Member of Parliament for Akuapem North (Ghana parliament constituency)
- Incumbent
- Assumed office 7 January 2025
- Preceded by: Nana Ama Dokua Asiamah-Adjei

Personal details
- Born: 10 April 1984 (age 42) Koforidua, Ghana
- Party: New Patriotic Party
- Spouse: Mary Anane
- Children: 3
- Education: St. Augustine's College (Cape Coast) University of London University of Ghana Free University of Berlin
- Occupation: Politician, Lawyer
- Nickname: Sammi

= Samuel Awuku =

Ghanaian politician and lawyer

Samuel Awuku (born 10 April 1984) is a Ghanaian politician who was Deputy Communications Director, National Youth Organiser and the National Organiser of the New Patriotic Party (NPP). He is also the board chairman of the National Youth Employment Agency (YEA).
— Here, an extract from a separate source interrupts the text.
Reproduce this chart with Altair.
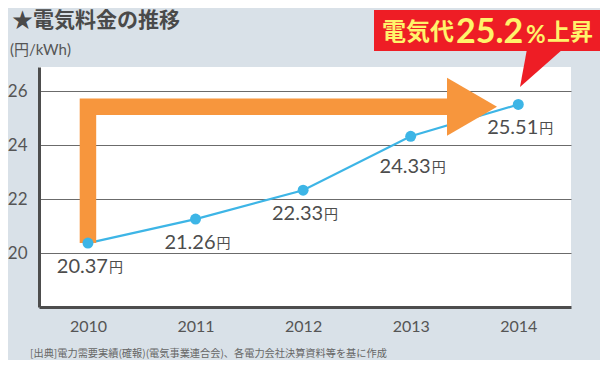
import altair as alt
import pandas as pd

years = [2010, 2011, 2012, 2013, 2014]
prices = [20.37, 21.26, 22.33, 24.33, 25.51]
price_labels = ["20.37", "21.26", "22.33", "24.33", "25.51"]
y_ticks = [20, 22, 24, 26]

# orange arrow (data space)
arrow_x = [2010, 2010, 2013.34]
arrow_y = [20.37, 25.43, 25.43]
arrow_head_x = [2013.57]
arrow_head_y = [25.43]

title_text = "★電気料金の推移"
unit_text = "(円/kWh)"
source_text = "[出典]電力需要実績(確報)(電気事業連合会)、各電力会社決算資料等を基に作成"
callout_parts = ["電気代", "25.2", "%", "上昇"]

BG = "#d9e1e8"
ORANGE = "#f7963d"
BLUE = "#3db5e6"
RED = "#ee1d25"
YELLOW = "#fff36b"
TEXT = "#4d4d4d"
FONT = "Lato, 'Noto Sans CJK JP', sans-serif"
JFONT = "'Noto Sans CJK JP', sans-serif"

df = pd.DataFrame({"x": years, "y": prices, "label": price_labels})
arrow_df = pd.DataFrame({"x": arrow_x, "y": arrow_y, "i": list(range(len(arrow_x)))})
head_df = pd.DataFrame({"x": arrow_head_x, "y": arrow_head_y})
one = alt.Data(values=[{}])

xs = alt.Scale(domain=[2009.545, 2014.49], nice=False, zero=False)
ys = alt.Scale(domain=[18, 26.9], nice=False, zero=False)

X = alt.X("x:Q", scale=xs, axis=alt.Axis(values=years, format="d", title=None, grid=False,
          ticks=False, labelFontSize=16, labelColor="#555", labelPadding=11, labelFont=FONT,
          domainColor="#4d4d4d", domainWidth=3))
Y = alt.Y("y:Q", scale=ys, axis=alt.Axis(values=y_ticks, title=None, grid=True, gridColor="#6b6b6b",
          gridWidth=1.2, ticks=False, labelFontSize=17, labelColor="#555", labelPadding=12,
          labelFont=FONT, domainColor="#4d4d4d", domainWidth=3))

line = alt.Chart(df).mark_line(color=BLUE, strokeWidth=2.2).encode(x=X, y=Y)

arrow = alt.Chart(arrow_df).mark_line(color=ORANGE, strokeWidth=16.5, strokeCap="butt",
                                      strokeJoin="miter").encode(x=X, y=Y, order=alt.Order("i:Q"))
head = alt.Chart(head_df).mark_point(shape="M-1,-1.16L1,0L-1,1.16Z", size=2500, filled=True,
                                     color=ORANGE, opacity=1, strokeWidth=0).encode(x=X, y=Y)

dots = alt.Chart(df).mark_circle(size=120, color=BLUE, opacity=1).encode(x=X, y=Y)

lab_main = alt.Chart(df).transform_filter("datum.x != 2013")
lab_2013 = alt.Chart(df).transform_filter("datum.x == 2013")

def labels(base, dy):
    num = base.mark_text(align="right", baseline="middle", dx=20, dy=dy, fontSize=20,
                         font=FONT, color=TEXT).encode(x=X, y=Y, text="label:N")
    yen = base.mark_text(align="left", baseline="middle", dx=21, dy=dy + 1, fontSize=14,
                         font=JFONT, color=TEXT).encode(x=X, y=Y, text=alt.value("円"))
    return [num, yen]

# callout
box = alt.Chart(one).mark_rect(color=RED).encode(
    x=alt.value(335), x2=alt.value(565), y=alt.value(-57), y2=alt.value(-16))
pointer = alt.Chart(one).mark_point(shape="M-0.674,-0.884L1,-0.884L-1,0.884Z", size=1849,
                                    filled=True, color=RED, opacity=1, strokeWidth=0).encode(
    x=alt.value(502.5), y=alt.value(1))
c1 = alt.Chart(one).mark_text(align="left", baseline="alphabetic", fontSize=24, fontWeight="bold",
                              font=JFONT, color=YELLOW).encode(
    x=alt.value(343), y=alt.value(-27), text=alt.value(callout_parts[0]))
c2 = alt.Chart(one).mark_text(align="left", baseline="alphabetic", fontSize=34, fontWeight="bold",
                              font=FONT, color=YELLOW).encode(
    x=alt.value(417), y=alt.value(-24), text=alt.value(callout_parts[1]))
c3 = alt.Chart(one).mark_text(align="left", baseline="alphabetic", fontSize=24, fontWeight="bold",
                              font=FONT, color=YELLOW).encode(
    x=alt.value(487), y=alt.value(-24), text=alt.value(callout_parts[2]))
c4 = alt.Chart(one).mark_text(align="left", baseline="alphabetic", fontSize=23, fontWeight="bold",
                              font=JFONT, color=YELLOW).encode(
    x=alt.value(508), y=alt.value(-27), text=alt.value(callout_parts[3]))

title = alt.Chart(one).mark_text(align="left", baseline="middle", fontSize=21, fontWeight="bold",
                                 font=JFONT, color="#4a4a4a").encode(
    x=alt.value(-27), y=alt.value(-46), text=alt.value(title_text))
unit = alt.Chart(one).mark_text(align="left", baseline="middle", fontSize=15,
                                font=FONT, color="#555").encode(
    x=alt.value(-29), y=alt.value(-17), text=alt.value(unit_text))
source = alt.Chart(one).mark_text(align="left", baseline="middle", fontSize=10.2,
                                  font=JFONT, color="#666").encode(
    x=alt.value(-9), y=alt.value(287), text=alt.value(source_text))

chart = alt.layer(
    line, arrow, head, dots, *labels(lab_main, 24), *labels(lab_2013, 31),
    box, pointer, c1, c2, c3, c4, title, unit, source
).properties(
    width=532, height=240,
    autosize=alt.AutoSizeParams(type="none"),
    padding={"left": 31, "top": 59, "right": 29, "bottom": 53},
).configure(background=BG).configure_view(fill="white", stroke=None)

chart.save("out.html", embed_options={"renderer": "svg", "actions": False})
In 2021, he was appointed as the Director General of the National Lottery Authority. He is the current Member of parliament for the Akuapem North (Ghana parliament constituency).

== Birth ==
Awuku is the only son among four sisters and the last born of his parents. He was born and raised in Koforidua, in the Eastern Region of Ghana.

== Education ==
Awuku had his basic education at Nana Kwaku Boateng Experimental School. He continued his secondary education at St. Augustine's College in Cape Coast and later read Political science and Psychology at the University of Ghana, Legon.

Awuku holds a Diploma in Law from the University of London and is currently pursuing a master's degree in International relations at the Free University of Berlin in Germany.

He has also earned a Diploma of Higher Education in Law from the University of London and an Executive Education Certificate in Public Leadership from the Kennedy School of Government in Harvard University, USA.

He holds postgraduate certificates in Public Administration and Advertising, Marketing and Public Relations from the Ghana Institute of Management and Public Administration (GIMPA) and the Ghana Institute of Journalism, respectively.

== Personal life ==
Awuku is married to Mary Anane Awuku, with three daughters.

== Political career ==
While at the University of Ghana, Awuku was a political community member, once contesting for the presidency of the Student Representative Council. From 2011 to 2013, he worked at the Communications Directorate of the New Patriotic Party, assisting then Director of Communications, Nana Akomea, before his election as National Youth Organiser in April 2014.

During 2012 Election Petition hearing at the Supreme Court of Ghana, Awuku was charged with contempt of the highest court of the land. He was pardoned after pleading guilty and showing remorse.

As National Youth Organiser, Awuku played a vital role in mobilizing the youth leading to NPP's victory in the 2016 Ghanaian general election.

In 2016, Awuku was number five among the fifty most influential young Ghanaians.

== Other roles ==
He is a director at the Brain Hill International School and was a Director of Strategy and Innovation at the April–June Company Limited in Accra until 2021. He has been on the Board of the Accra City Hotel since 2017. He has been the vice chairman of the International Young Democrats Union (IYDU) for three terms. It is an international association of the youth wings of conservative parties worldwide.